What lines of the data hold the string "code"? Pull each one out.

Recorded data ->
= = = = = = =

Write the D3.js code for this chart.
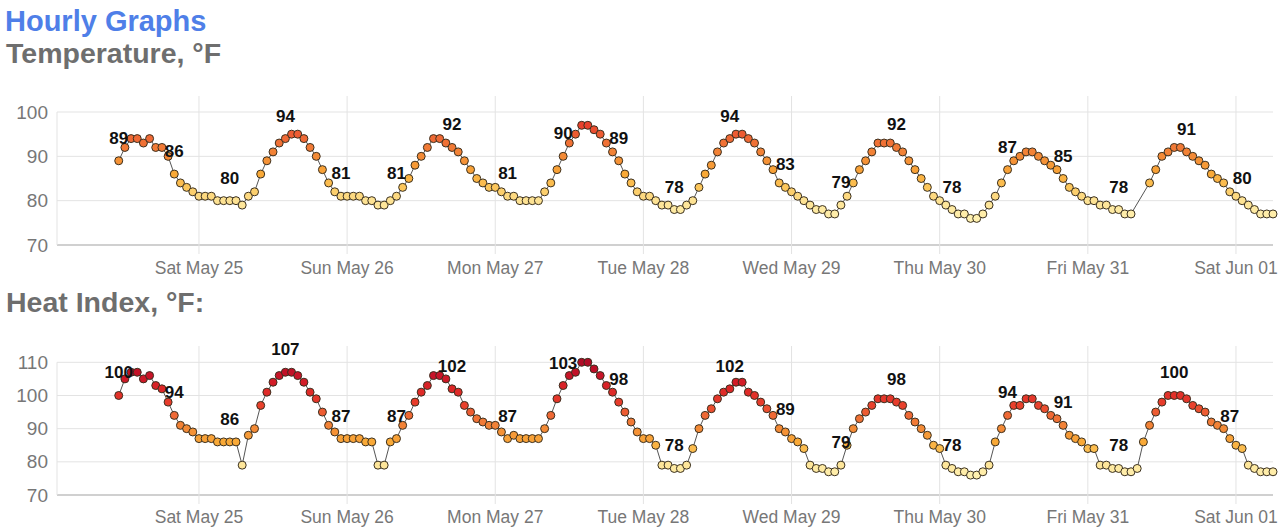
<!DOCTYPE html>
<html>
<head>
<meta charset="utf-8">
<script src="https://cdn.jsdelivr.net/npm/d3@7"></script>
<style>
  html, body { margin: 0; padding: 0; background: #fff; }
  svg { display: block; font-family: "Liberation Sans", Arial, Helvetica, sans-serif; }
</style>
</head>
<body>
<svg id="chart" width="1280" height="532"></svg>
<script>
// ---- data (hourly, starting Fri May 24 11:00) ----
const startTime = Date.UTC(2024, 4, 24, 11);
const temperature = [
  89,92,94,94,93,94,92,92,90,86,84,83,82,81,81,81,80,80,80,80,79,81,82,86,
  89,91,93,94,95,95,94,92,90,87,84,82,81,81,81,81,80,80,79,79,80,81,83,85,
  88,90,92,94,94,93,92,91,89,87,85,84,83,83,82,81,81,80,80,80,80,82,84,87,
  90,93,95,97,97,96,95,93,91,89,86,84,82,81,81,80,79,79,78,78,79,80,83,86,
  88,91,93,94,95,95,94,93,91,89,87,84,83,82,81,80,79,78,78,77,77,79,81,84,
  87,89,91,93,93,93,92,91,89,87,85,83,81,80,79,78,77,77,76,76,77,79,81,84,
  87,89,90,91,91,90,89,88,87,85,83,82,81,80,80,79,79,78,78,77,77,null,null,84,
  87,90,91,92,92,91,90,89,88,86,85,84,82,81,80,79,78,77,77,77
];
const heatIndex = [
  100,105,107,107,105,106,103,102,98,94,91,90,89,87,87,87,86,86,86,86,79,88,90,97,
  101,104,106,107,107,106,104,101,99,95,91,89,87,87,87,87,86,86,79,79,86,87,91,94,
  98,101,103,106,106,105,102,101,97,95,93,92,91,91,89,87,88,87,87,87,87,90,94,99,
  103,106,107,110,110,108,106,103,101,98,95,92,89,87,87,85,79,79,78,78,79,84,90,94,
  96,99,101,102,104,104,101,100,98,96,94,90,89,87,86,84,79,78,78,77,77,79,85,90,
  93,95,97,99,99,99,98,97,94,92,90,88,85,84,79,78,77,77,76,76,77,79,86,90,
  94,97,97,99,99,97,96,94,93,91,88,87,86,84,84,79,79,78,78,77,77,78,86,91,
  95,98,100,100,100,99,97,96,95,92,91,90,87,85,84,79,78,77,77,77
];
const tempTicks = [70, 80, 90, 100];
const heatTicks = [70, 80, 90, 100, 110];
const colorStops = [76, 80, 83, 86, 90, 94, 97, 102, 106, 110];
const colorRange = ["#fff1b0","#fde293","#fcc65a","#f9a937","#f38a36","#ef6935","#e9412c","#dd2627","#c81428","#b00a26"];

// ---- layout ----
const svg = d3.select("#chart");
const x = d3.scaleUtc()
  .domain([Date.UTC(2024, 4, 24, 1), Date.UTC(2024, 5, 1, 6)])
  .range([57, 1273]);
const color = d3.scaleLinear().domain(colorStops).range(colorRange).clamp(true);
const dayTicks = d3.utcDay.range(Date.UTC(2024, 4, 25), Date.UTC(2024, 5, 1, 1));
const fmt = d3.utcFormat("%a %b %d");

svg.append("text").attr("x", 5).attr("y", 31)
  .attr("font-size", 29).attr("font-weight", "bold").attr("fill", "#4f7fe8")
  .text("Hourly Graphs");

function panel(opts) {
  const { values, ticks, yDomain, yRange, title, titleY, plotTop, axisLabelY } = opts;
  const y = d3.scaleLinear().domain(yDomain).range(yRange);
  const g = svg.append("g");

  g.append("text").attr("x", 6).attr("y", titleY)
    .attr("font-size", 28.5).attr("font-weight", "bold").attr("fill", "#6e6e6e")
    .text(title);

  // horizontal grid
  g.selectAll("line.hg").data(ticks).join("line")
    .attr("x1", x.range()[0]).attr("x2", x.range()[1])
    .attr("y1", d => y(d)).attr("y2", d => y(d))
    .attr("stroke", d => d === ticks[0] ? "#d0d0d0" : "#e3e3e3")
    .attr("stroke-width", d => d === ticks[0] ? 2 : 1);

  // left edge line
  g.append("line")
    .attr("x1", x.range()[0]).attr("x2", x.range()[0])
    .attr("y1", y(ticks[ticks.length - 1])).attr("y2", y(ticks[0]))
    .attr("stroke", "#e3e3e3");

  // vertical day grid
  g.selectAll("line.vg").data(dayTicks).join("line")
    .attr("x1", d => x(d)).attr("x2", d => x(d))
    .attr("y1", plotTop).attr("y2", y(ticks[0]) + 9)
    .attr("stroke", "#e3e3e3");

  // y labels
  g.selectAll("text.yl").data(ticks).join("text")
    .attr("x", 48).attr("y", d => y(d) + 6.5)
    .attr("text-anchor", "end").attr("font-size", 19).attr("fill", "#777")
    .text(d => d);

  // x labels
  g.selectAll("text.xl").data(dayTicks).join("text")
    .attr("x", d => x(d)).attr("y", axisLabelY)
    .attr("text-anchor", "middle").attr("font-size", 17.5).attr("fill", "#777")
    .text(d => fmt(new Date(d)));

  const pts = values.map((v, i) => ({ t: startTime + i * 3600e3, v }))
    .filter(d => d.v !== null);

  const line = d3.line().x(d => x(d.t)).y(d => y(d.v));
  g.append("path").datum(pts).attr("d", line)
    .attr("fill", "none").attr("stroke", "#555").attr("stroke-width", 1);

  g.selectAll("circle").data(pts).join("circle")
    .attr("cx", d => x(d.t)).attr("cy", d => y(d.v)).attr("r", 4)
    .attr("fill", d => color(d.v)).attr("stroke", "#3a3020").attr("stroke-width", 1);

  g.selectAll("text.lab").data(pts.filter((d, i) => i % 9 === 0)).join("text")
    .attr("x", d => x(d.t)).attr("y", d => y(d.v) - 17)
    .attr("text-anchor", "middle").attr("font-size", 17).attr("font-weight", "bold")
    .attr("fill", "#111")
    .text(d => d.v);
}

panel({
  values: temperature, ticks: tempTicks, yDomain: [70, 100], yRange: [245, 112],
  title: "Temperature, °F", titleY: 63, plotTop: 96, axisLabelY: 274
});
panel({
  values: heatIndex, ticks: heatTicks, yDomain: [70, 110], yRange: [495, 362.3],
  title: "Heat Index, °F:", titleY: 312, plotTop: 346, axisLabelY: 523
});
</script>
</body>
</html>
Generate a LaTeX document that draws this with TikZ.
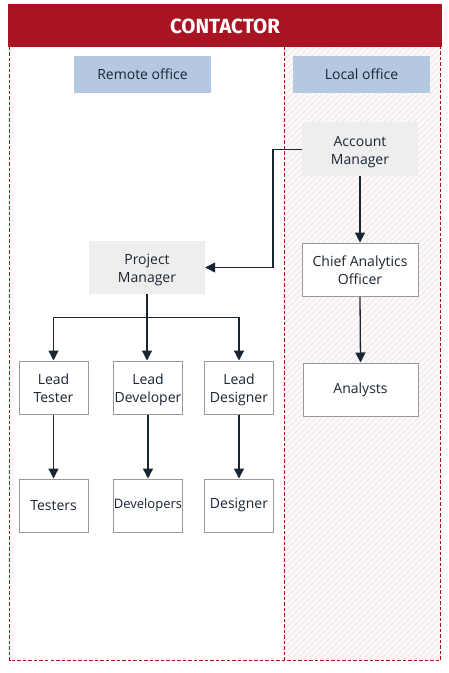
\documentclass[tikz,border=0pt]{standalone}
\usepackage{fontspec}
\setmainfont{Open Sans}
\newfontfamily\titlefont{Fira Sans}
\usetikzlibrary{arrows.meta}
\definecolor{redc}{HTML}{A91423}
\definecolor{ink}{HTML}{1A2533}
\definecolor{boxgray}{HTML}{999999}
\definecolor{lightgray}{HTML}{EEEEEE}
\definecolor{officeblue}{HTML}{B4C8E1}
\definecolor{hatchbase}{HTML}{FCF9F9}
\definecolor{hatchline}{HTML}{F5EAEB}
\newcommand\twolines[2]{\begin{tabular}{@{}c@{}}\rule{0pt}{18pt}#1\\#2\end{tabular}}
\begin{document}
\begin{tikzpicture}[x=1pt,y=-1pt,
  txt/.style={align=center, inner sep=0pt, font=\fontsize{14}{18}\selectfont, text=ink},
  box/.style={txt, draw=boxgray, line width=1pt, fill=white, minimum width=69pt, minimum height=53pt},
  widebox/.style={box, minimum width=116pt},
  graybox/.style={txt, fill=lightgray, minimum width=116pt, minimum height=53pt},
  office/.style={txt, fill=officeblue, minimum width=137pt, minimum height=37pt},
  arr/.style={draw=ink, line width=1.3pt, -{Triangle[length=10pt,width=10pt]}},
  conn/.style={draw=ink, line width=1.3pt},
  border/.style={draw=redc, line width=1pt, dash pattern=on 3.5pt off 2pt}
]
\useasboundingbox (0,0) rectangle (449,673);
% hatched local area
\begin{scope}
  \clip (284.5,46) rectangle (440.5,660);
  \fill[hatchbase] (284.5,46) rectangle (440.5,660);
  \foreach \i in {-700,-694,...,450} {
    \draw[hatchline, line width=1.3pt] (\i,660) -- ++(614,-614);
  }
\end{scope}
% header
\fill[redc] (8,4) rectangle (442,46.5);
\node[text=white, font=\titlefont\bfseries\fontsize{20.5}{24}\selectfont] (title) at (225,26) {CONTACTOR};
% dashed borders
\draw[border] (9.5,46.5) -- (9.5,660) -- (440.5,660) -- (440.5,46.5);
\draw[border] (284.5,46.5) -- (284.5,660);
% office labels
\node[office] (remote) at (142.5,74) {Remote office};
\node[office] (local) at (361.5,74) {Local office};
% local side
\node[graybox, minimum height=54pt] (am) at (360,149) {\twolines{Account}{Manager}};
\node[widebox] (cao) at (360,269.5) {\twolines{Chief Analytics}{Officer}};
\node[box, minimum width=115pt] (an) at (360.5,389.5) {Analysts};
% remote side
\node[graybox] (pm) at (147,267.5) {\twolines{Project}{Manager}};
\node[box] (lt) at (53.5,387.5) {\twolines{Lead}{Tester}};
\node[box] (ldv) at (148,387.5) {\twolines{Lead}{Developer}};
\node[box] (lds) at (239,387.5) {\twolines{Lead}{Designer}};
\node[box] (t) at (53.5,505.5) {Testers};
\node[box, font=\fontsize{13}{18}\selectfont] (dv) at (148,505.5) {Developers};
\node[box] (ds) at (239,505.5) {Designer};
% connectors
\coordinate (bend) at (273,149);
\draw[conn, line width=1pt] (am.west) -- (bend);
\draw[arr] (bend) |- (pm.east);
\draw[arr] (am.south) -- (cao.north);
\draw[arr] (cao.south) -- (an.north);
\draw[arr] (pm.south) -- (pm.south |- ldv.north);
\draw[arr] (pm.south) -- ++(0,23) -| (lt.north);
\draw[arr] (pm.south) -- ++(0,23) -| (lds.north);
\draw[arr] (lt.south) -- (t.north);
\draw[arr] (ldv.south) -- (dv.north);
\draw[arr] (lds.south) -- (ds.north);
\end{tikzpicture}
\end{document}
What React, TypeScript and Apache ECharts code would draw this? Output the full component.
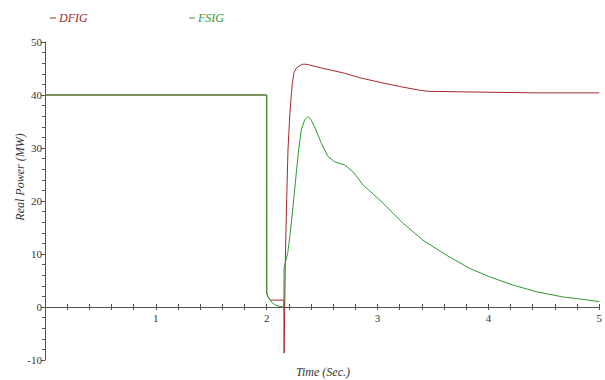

= = = = = = =

Answer to this problem ->
Write the D3.js code for this chart.
What React, TypeScript and Apache ECharts code would draw this? Output the full component.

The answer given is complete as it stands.